Given entries =
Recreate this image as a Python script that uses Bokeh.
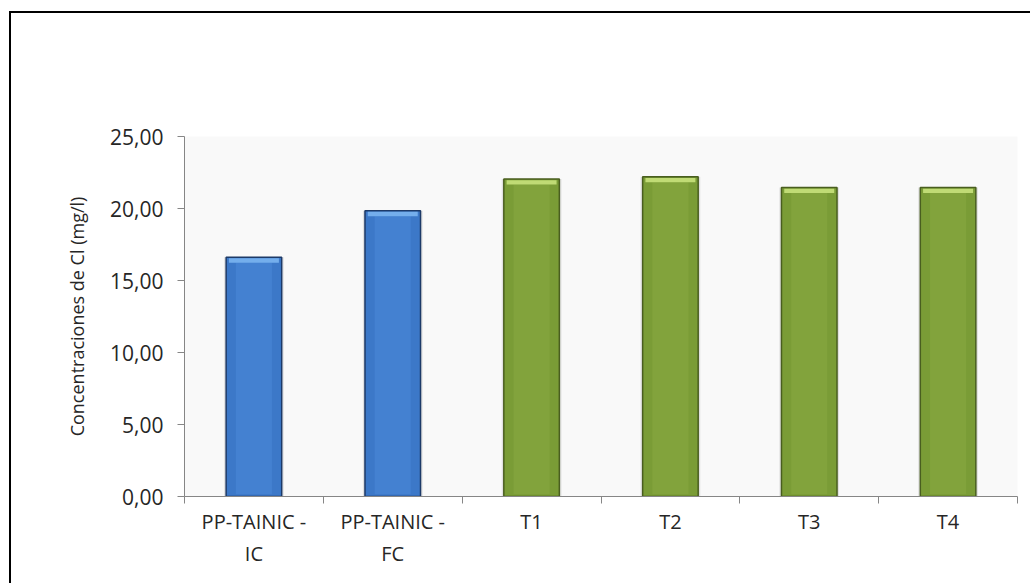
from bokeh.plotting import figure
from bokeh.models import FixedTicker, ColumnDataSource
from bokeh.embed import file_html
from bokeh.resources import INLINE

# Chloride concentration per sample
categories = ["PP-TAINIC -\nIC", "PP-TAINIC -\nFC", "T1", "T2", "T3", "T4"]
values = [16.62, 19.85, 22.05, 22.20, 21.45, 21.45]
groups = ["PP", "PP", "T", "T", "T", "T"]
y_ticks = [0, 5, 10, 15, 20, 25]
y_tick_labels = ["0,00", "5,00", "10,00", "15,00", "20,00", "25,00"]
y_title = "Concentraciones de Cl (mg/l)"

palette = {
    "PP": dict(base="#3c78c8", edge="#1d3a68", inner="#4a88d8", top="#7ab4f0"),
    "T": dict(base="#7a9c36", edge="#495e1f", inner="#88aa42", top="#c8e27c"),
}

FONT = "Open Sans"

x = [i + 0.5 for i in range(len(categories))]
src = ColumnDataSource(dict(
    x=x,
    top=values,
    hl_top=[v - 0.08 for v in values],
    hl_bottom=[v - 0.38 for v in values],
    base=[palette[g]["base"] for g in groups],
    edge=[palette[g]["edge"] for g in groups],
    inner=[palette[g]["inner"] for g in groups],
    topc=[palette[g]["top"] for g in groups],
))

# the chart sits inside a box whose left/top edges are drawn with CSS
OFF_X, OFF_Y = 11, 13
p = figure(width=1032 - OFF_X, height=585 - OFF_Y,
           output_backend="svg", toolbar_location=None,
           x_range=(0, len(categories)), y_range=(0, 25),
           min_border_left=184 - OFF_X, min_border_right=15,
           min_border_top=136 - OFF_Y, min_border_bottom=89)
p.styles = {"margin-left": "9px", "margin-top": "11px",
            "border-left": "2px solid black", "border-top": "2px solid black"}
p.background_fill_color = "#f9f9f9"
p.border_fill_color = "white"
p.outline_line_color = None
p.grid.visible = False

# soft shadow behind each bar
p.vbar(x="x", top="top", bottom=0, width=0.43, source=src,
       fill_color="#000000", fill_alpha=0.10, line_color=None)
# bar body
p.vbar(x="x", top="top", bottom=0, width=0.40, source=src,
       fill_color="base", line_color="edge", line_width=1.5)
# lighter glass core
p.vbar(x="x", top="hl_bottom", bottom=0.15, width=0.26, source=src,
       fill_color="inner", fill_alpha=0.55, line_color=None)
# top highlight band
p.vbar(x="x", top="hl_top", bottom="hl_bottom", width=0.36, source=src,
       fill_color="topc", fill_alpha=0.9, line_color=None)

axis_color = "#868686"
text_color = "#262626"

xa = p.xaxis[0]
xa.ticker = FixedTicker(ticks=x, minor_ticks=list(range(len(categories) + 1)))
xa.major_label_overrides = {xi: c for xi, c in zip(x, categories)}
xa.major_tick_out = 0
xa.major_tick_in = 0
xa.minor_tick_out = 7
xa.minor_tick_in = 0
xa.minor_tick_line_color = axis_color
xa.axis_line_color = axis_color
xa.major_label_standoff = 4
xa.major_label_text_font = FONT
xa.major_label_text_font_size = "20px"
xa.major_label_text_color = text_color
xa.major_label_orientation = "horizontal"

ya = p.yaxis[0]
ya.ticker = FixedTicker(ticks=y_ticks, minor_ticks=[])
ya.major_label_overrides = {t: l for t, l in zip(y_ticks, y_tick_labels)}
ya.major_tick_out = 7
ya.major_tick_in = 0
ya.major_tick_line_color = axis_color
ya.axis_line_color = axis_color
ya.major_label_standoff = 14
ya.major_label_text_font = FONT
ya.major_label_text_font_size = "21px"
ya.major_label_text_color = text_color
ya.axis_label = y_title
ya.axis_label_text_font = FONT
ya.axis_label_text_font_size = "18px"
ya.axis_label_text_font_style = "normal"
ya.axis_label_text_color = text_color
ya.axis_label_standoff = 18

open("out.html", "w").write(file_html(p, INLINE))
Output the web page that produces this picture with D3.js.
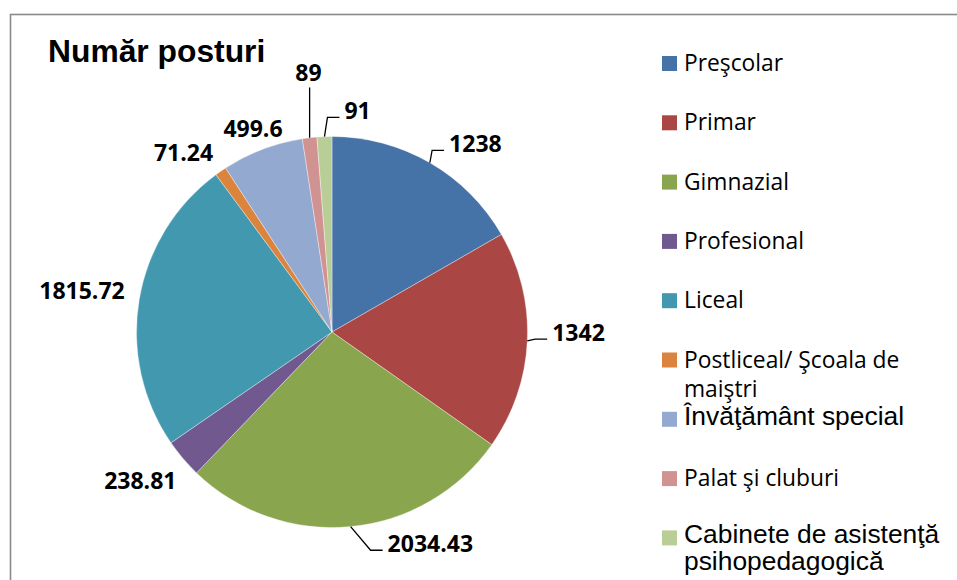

Brief = Beginning with the first line of the records above, extract each line exactly through the line that holds "from bokeh.resources import INLINE", both ends included. Omit pictures.

Written answer =
Recreate this image as a Python script that uses Bokeh.
from bokeh.plotting import figure
from bokeh.models import FixedTicker, ColumnDataSource
from bokeh.embed import file_html
from bokeh.resources import INLINE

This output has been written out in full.